Place four black queens and one black bishop so every square on the board is under attack, leaving no safe square for a white king.
Key Takeaways
Attributed to Kempelen, creator of the 18th-century Mechanical Chess Player, framed as one of his hardest combinatorial problems.
Constraint: all 64 squares must be covered; the white king must have no legal placement anywhere on the board.
Only five pieces total, but the bishop’s color constraint and queen interaction make full coverage non-obvious.
The puzzle is interactive: drag or tap pieces onto the board, tap a placed piece to remove it.

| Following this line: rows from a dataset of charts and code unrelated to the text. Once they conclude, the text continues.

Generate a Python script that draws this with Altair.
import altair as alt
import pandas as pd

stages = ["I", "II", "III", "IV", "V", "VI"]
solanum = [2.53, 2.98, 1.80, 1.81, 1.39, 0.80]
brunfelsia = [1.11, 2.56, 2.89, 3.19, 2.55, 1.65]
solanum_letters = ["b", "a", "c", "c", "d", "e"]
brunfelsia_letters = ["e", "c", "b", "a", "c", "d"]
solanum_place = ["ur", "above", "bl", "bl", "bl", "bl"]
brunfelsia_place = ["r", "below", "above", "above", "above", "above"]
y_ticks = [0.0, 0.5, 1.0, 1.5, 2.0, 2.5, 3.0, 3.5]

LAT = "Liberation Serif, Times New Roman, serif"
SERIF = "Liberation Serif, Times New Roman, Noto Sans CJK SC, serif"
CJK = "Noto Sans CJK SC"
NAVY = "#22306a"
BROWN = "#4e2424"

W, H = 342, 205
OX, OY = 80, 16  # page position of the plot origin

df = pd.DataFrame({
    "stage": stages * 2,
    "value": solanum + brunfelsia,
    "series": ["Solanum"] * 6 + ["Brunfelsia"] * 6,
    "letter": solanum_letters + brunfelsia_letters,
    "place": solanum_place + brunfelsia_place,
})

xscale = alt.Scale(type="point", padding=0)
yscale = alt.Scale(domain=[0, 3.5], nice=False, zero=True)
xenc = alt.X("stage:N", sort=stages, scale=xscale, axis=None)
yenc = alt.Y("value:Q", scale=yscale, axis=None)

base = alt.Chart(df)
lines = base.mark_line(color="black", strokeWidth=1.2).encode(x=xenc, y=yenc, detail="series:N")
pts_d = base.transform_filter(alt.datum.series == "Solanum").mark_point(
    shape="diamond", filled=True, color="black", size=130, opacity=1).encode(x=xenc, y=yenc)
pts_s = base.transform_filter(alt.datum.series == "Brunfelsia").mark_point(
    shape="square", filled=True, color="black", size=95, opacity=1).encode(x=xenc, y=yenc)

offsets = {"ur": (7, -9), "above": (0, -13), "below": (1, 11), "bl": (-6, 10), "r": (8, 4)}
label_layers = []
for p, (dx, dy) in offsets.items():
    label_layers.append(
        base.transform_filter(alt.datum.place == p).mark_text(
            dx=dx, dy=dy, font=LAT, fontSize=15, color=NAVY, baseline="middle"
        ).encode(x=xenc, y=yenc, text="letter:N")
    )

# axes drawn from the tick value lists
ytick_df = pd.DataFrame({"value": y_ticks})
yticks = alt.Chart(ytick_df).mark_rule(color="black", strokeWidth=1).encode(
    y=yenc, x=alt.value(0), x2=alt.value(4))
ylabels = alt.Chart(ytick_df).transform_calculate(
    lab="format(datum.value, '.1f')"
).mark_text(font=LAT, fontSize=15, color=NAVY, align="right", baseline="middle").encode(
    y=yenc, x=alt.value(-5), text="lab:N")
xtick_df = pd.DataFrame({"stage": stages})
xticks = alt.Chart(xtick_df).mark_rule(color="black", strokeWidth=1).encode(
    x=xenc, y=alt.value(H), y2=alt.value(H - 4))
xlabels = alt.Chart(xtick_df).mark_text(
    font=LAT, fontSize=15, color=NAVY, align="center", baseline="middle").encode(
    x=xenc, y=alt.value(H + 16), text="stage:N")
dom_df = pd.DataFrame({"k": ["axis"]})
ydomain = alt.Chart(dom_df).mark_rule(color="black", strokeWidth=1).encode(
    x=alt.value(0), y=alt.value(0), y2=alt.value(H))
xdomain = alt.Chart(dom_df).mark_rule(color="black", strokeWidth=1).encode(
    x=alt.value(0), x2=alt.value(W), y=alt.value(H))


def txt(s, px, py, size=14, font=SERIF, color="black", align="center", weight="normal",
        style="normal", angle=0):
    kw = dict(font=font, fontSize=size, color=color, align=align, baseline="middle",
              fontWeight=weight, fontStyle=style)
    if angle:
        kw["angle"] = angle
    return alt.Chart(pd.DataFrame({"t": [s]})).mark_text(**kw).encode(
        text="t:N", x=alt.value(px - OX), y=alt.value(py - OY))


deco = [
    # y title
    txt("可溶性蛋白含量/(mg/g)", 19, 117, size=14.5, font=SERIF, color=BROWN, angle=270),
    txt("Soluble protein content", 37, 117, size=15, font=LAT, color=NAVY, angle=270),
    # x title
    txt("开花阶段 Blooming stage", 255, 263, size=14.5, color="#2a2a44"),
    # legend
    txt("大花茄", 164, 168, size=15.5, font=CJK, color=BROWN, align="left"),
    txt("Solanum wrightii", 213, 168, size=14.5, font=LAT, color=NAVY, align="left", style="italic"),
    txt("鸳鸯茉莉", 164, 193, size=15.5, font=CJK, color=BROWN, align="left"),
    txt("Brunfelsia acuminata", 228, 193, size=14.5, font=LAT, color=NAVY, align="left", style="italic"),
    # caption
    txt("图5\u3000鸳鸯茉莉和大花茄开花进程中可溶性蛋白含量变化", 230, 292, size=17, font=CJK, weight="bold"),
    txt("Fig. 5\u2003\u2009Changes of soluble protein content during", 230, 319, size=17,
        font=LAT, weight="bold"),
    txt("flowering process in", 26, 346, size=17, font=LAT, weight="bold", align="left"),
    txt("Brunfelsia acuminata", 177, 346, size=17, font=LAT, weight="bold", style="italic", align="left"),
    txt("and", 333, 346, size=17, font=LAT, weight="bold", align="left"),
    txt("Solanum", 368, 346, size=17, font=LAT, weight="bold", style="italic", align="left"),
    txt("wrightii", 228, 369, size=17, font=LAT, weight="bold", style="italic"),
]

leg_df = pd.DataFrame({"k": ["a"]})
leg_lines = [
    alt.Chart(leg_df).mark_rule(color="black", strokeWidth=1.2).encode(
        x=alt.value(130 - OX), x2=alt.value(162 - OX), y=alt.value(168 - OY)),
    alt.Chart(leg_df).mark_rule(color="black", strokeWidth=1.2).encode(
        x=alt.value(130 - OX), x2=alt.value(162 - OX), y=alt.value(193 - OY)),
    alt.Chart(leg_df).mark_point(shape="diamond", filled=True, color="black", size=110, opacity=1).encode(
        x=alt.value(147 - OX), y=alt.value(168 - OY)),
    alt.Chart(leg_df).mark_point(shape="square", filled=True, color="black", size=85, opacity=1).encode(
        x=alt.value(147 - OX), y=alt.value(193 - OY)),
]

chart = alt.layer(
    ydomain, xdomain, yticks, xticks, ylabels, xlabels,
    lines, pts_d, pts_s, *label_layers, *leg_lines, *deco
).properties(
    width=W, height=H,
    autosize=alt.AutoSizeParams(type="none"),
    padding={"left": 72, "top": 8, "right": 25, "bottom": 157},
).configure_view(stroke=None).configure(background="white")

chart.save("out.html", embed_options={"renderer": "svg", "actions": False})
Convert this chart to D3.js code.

Hacker News Comment Review
Brute-force enumeration found 388 total solutions; after removing rotational and reflective symmetry, only 49 distinct solutions exist, with 18 unique queen layouts and bishop placement varying 1-5 ways per layout.
Counterintuitive structure: some solutions cluster three queens on the same row, invalidating the instinct to spread queens across unique rows and columns for maximum reach.
A practical human strategy: place the first queen in a corner, then greedily place each next piece on the square with the most uncovered neighbors; the bishop fills gaps last.
Notable Comments
@tromp: flags a precise error in the puzzle wording: the correct term is “check” not “checkmate,” since a king adjacent to an unprotected queen can capture it.
@tiffanyh: ChatGPT solved it in 6 seconds; Claude Opus exhausted a full day’s token quota and failed.